* [TASK OBJECTIVE]: Below are the records; extract from them the line containing "Give me the Plotly.js source for this chart." to the line containing "const COL62 = '#d9d9d9', LINE62 = '#a3a3a3';", both lines included, exactly and with no pictures.

--- THE RECORDS ---

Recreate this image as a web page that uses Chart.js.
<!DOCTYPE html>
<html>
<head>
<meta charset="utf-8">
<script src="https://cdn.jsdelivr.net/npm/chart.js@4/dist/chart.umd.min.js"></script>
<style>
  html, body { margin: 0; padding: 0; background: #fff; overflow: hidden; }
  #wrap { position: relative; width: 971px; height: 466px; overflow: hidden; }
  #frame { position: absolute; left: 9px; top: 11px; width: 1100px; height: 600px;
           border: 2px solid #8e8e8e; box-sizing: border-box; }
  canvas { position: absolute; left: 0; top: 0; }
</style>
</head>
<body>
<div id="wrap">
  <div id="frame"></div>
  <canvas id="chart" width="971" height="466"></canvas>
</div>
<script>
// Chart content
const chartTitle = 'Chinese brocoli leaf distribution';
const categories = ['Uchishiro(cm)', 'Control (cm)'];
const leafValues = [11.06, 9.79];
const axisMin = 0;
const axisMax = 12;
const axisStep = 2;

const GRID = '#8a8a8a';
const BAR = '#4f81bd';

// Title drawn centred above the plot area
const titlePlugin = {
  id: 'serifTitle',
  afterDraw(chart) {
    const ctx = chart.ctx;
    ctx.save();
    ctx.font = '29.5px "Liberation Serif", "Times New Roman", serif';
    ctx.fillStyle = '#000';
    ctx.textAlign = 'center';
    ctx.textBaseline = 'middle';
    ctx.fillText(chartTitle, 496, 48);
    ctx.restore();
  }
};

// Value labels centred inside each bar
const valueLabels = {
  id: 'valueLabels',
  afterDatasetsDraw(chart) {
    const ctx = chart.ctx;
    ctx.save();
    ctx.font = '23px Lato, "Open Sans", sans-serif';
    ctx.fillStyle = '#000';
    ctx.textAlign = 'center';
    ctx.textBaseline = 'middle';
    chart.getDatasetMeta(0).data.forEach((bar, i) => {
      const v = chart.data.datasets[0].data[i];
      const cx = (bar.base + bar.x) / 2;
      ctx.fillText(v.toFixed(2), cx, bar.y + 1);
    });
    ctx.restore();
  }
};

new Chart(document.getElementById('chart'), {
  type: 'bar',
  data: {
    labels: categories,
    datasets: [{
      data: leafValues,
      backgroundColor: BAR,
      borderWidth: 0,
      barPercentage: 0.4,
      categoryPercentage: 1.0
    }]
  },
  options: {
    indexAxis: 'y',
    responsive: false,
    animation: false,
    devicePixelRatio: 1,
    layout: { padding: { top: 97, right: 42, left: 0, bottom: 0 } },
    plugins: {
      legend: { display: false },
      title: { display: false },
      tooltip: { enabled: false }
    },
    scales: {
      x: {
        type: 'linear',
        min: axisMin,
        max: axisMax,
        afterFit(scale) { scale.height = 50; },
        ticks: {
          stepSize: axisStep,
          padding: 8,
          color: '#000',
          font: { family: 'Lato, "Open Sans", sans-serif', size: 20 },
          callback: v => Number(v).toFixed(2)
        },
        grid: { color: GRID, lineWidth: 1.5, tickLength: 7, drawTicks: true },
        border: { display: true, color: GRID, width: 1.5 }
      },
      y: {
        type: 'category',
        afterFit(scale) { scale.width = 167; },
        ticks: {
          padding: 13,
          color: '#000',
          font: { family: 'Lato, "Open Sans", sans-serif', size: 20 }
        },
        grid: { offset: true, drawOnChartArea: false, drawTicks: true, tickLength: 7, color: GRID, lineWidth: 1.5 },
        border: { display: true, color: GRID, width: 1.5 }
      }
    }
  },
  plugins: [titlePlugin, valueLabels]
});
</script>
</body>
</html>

---
--- THE RECORDS ---

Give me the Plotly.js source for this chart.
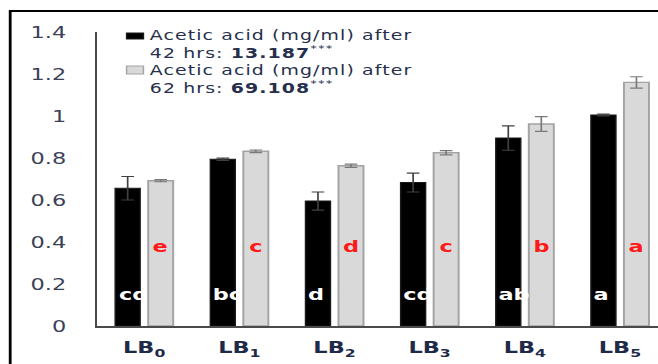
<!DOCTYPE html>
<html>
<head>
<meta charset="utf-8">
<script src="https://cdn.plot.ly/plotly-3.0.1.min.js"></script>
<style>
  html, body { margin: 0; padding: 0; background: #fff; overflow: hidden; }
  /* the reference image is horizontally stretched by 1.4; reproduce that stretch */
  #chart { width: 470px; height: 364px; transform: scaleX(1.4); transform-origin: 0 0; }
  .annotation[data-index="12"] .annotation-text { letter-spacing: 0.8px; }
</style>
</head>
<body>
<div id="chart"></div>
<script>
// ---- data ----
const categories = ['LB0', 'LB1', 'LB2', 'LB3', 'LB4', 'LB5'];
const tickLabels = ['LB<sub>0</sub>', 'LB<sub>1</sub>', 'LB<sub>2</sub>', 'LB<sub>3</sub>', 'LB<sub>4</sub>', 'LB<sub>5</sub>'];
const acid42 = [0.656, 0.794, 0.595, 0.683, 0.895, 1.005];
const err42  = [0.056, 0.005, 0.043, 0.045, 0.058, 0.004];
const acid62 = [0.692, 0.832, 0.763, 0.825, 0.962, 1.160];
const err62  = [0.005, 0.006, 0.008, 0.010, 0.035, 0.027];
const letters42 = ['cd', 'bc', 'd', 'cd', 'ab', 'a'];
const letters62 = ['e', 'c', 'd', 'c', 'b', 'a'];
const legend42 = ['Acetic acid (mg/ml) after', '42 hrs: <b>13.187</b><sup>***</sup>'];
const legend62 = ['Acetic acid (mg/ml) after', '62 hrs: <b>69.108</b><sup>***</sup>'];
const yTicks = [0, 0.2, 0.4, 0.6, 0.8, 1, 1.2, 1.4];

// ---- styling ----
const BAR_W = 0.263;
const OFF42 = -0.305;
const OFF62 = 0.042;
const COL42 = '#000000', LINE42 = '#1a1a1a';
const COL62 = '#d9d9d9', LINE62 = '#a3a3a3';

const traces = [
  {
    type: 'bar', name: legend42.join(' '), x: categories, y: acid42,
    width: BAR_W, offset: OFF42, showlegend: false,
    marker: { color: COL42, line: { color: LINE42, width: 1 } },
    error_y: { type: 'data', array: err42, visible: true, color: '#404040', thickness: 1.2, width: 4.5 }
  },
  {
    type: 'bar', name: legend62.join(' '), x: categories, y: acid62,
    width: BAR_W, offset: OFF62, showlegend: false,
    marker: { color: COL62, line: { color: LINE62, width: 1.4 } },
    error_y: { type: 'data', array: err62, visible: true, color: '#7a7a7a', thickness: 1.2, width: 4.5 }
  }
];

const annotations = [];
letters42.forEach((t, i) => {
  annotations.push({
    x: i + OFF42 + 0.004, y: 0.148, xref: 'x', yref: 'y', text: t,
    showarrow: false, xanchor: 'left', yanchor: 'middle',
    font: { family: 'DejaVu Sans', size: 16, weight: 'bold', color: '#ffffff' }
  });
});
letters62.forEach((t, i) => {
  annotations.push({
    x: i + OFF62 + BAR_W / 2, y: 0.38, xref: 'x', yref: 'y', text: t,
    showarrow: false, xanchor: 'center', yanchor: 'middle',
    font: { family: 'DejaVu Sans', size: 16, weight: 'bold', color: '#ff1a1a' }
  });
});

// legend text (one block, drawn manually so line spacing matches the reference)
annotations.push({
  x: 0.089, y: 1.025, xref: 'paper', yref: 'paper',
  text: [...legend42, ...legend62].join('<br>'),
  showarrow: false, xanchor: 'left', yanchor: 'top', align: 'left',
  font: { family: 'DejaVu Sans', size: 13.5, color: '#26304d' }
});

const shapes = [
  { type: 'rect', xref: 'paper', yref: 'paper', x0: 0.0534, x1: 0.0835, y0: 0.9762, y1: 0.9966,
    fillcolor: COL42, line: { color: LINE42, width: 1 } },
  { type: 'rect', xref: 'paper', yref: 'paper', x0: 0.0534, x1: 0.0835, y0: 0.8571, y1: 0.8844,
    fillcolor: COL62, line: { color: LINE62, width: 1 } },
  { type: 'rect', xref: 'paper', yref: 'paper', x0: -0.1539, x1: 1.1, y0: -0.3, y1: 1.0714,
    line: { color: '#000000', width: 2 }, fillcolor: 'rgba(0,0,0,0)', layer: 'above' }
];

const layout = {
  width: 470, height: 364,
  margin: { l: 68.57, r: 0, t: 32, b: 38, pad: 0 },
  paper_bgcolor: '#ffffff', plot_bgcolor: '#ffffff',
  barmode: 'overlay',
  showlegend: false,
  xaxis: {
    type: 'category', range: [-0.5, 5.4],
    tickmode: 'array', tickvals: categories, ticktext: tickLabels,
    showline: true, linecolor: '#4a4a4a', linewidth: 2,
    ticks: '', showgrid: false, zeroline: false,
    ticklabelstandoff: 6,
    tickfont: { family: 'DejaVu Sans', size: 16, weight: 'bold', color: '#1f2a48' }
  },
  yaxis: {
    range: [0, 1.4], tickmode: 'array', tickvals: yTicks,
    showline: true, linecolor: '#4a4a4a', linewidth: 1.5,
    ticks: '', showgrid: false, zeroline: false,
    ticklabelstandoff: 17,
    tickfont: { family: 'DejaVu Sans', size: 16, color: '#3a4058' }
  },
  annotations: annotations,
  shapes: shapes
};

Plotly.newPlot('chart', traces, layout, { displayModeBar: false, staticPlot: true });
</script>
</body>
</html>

---

* [WORKED SOLUTION]:
Give me the Plotly.js source for this chart.
<!DOCTYPE html>
<html>
<head>
<meta charset="utf-8">
<script src="https://cdn.plot.ly/plotly-3.0.1.min.js"></script>
<style>
  html, body { margin: 0; padding: 0; background: #fff; overflow: hidden; }
  /* the reference image is horizontally stretched by 1.4; reproduce that stretch */
  #chart { width: 470px; height: 364px; transform: scaleX(1.4); transform-origin: 0 0; }
  .annotation[data-index="12"] .annotation-text { letter-spacing: 0.8px; }
</style>
</head>
<body>
<div id="chart"></div>
<script>
// ---- data ----
const categories = ['LB0', 'LB1', 'LB2', 'LB3', 'LB4', 'LB5'];
const tickLabels = ['LB<sub>0</sub>', 'LB<sub>1</sub>', 'LB<sub>2</sub>', 'LB<sub>3</sub>', 'LB<sub>4</sub>', 'LB<sub>5</sub>'];
const acid42 = [0.656, 0.794, 0.595, 0.683, 0.895, 1.005];
const err42  = [0.056, 0.005, 0.043, 0.045, 0.058, 0.004];
const acid62 = [0.692, 0.832, 0.763, 0.825, 0.962, 1.160];
const err62  = [0.005, 0.006, 0.008, 0.010, 0.035, 0.027];
const letters42 = ['cd', 'bc', 'd', 'cd', 'ab', 'a'];
const letters62 = ['e', 'c', 'd', 'c', 'b', 'a'];
const legend42 = ['Acetic acid (mg/ml) after', '42 hrs: <b>13.187</b><sup>***</sup>'];
const legend62 = ['Acetic acid (mg/ml) after', '62 hrs: <b>69.108</b><sup>***</sup>'];
const yTicks = [0, 0.2, 0.4, 0.6, 0.8, 1, 1.2, 1.4];

// ---- styling ----
const BAR_W = 0.263;
const OFF42 = -0.305;
const OFF62 = 0.042;
const COL42 = '#000000', LINE42 = '#1a1a1a';
const COL62 = '#d9d9d9', LINE62 = '#a3a3a3';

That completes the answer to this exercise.